On sait très bien que le coût d’un m3 d’eau de mer dessalée avoisine trois dinars actuellement et pourra être réduit à la moitié si on opte pour l’utilisation des énergies renouvelables dans les prochaines années, car l’énergie représente plus de 40% du coût total de dessalement d’un m3 d’eau.

De ce fait, nous devons accélérer l’achèvement des stations de dessalement en cours de réalisation et concevoir et réaliser d’autres stations surtout dans les régions du Grand Tunis et du Cap Bon.

Quelle part représente actuellement le dessalement dans la couverture des besoins nationaux en eau, et quels objectifs faudrait-il atteindre et sur quelles échéances pour garantir une disponibilité suffisante en ce domaine ?

Actuellement, on dispose de deux stations de dessalement d’eau (station de Djerba et Zarâat) qui fonctionnent en plein régime ayant résolu en partie les problèmes de desserte en eau potable ainsi que le problème de qualité dans les villes et les régions du Sud-Est à partir du gouvernorat de Gabès.

La station de Sfax, qui a commencé à produire 25.000 m3/ jour en juillet, va atteindre prochainement son régime maximum de 100.000 m3/jour, où elle pourra résoudre en partie les problèmes de desserte de la ville de Sfax et ses environs.

Chaque citoyen doit prendre pleinement conscience de la situation, comment peut-on convaincre les citoyens des risques graves de diminution des réserves d’eau douce pour l’amener à utiliser plus rationnellement cette ressource ?

Maîtriser l’utilisation des ressources en eaux est l’un des grands défis du secteur.

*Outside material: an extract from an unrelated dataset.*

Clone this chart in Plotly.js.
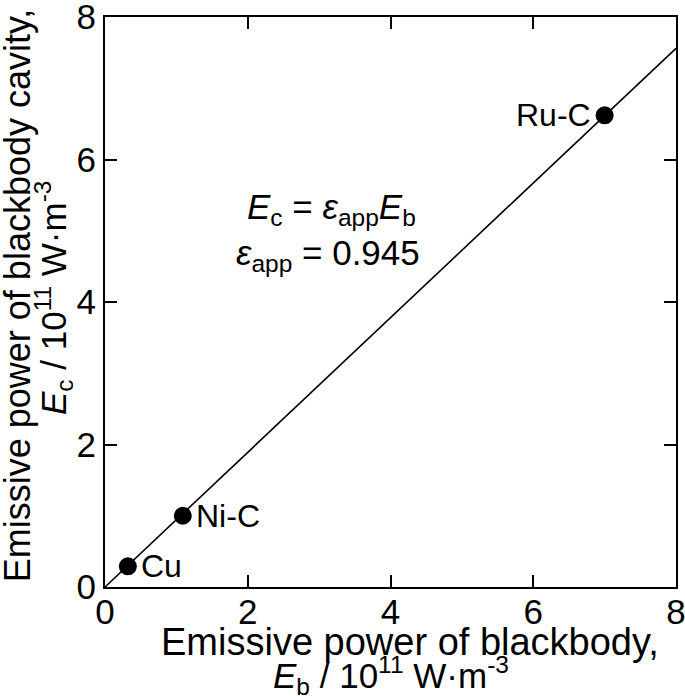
<!DOCTYPE html>
<html>
<head>
<meta charset="utf-8">
<script src="https://cdn.plot.ly/plotly-3.0.1.min.js"></script>
<style>
  body { margin: 0; background: #fff; }
  #chart { width: 685px; height: 696px; }
</style>
</head>
<body>
<div id="chart"></div>
<script>
// fixed points (Cu, Ni-C, Ru-C)
var pointNames = ["Cu", "Ni-C", "Ru-C"];
var eb = [0.32, 1.09, 7.0];
var ec = [0.29, 1.0, 6.62];

// fit line Ec = 0.945 Eb
var lineX = [0, 8];
var lineY = [0, 7.56];

var tickVals = [0, 2, 4, 6, 8];

var fnt = "Liberation Sans, Arial, sans-serif";

function txt(s, x, y, size, ang) {
  return {
    xref: 'paper', yref: 'paper',
    x: x, y: y,
    text: s,
    showarrow: false,
    textangle: ang || 0,
    xanchor: 'center', yanchor: 'middle',
    font: {family: fnt, size: size, color: '#000'}
  };
}

function graficar() {
  var fit = {
    x: lineX,
    y: lineY,
    type: 'scatter',
    mode: 'lines',
    line: {color: '#000', width: 1.6},
    hoverinfo: 'skip'
  };

  var puntos = {
    x: eb,
    y: ec,
    type: 'scatter',
    mode: 'markers',
    marker: {color: '#000', size: 18},
    text: pointNames
  };

  var anots = [];
  for (var i = 0; i < pointNames.length; i++) {
    var izq = pointNames[i] == "Ru-C";
    anots.push({
      x: eb[i], y: ec[i],
      text: pointNames[i],
      showarrow: false,
      xanchor: izq ? 'right' : 'left',
      xshift: izq ? -12 : 11,
      font: {family: fnt, size: 32, color: '#000'}
    });
  }
  anots.push({
    x: 3.18, y: 5.3,
    text: "<i>E</i><sub>c</sub> = <i>ε</i><sub>app</sub><i>E</i><sub>b</sub>",
    showarrow: false,
    font: {family: fnt, size: 35, color: '#000'}
  });
  anots.push({
    x: 3.12, y: 4.66,
    text: "<i>ε</i><sub>app</sub> = 0.945",
    showarrow: false,
    font: {family: fnt, size: 35, color: '#000'}
  });

  // axis titles, one line each
  anots.push(txt("Emissive power of blackbody,", 0.534, -0.0965, 38));
  anots.push(txt("<i>E</i><sub>b</sub> / 10<sup>11</sup> W·m<sup>-3</sup>", 0.501, -0.155, 35));
  anots.push(txt("Emissive power of blackbody cavity,", -0.154, 0.512, 36, -90));
  anots.push(txt("<i>E</i><sub>c</sub> / 10<sup>11</sup> W·m<sup>-3</sup>", -0.091, 0.507, 35, -90));

  var eje = {
    range: [0, 8],
    tickmode: 'array',
    tickvals: tickVals,
    ticktext: tickVals.map(String),
    showgrid: false,
    zeroline: false,
    showline: true,
    linecolor: '#000',
    linewidth: 2,
    mirror: 'ticks',
    ticks: 'inside',
    ticklen: 12,
    tickwidth: 2,
    tickcolor: '#000',
    ticklabeloverflow: 'allow',
    tickfont: {family: fnt, size: 35, color: '#000'}
  };

  var layout = {
    width: 685,
    height: 696,
    margin: {l: 105, r: 9, t: 17, b: 109},
    paper_bgcolor: '#fff',
    plot_bgcolor: '#fff',
    showlegend: false,
    xaxis: Object.assign({}, eje, {ticklabelstandoff: -7}),
    yaxis: Object.assign({}, eje),
    annotations: anots
  };

  Plotly.newPlot('chart', [fit, puntos], layout, {staticPlot: true});
}

graficar();
</script>
</body>
</html>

En effet, l’ère du citoyen gâté et de l’agriculteur utilisant l’eau d’irrigation à sa guise devra prendre fin pour pouvoir préserver cette source vitale pour nous et  pour les générations futures.

A l’instar de tous les pays du monde, l’Afrique du Nord est menacée par les  effets des changements climatiques : l’augmentation des températures et la périodicité des saisons de sécheresse, le manque de précipitations…, ce ne sont que des débuts. Il faut impérativement s’adapter et changer de comportement par rapport à cette source vitale et précieuse.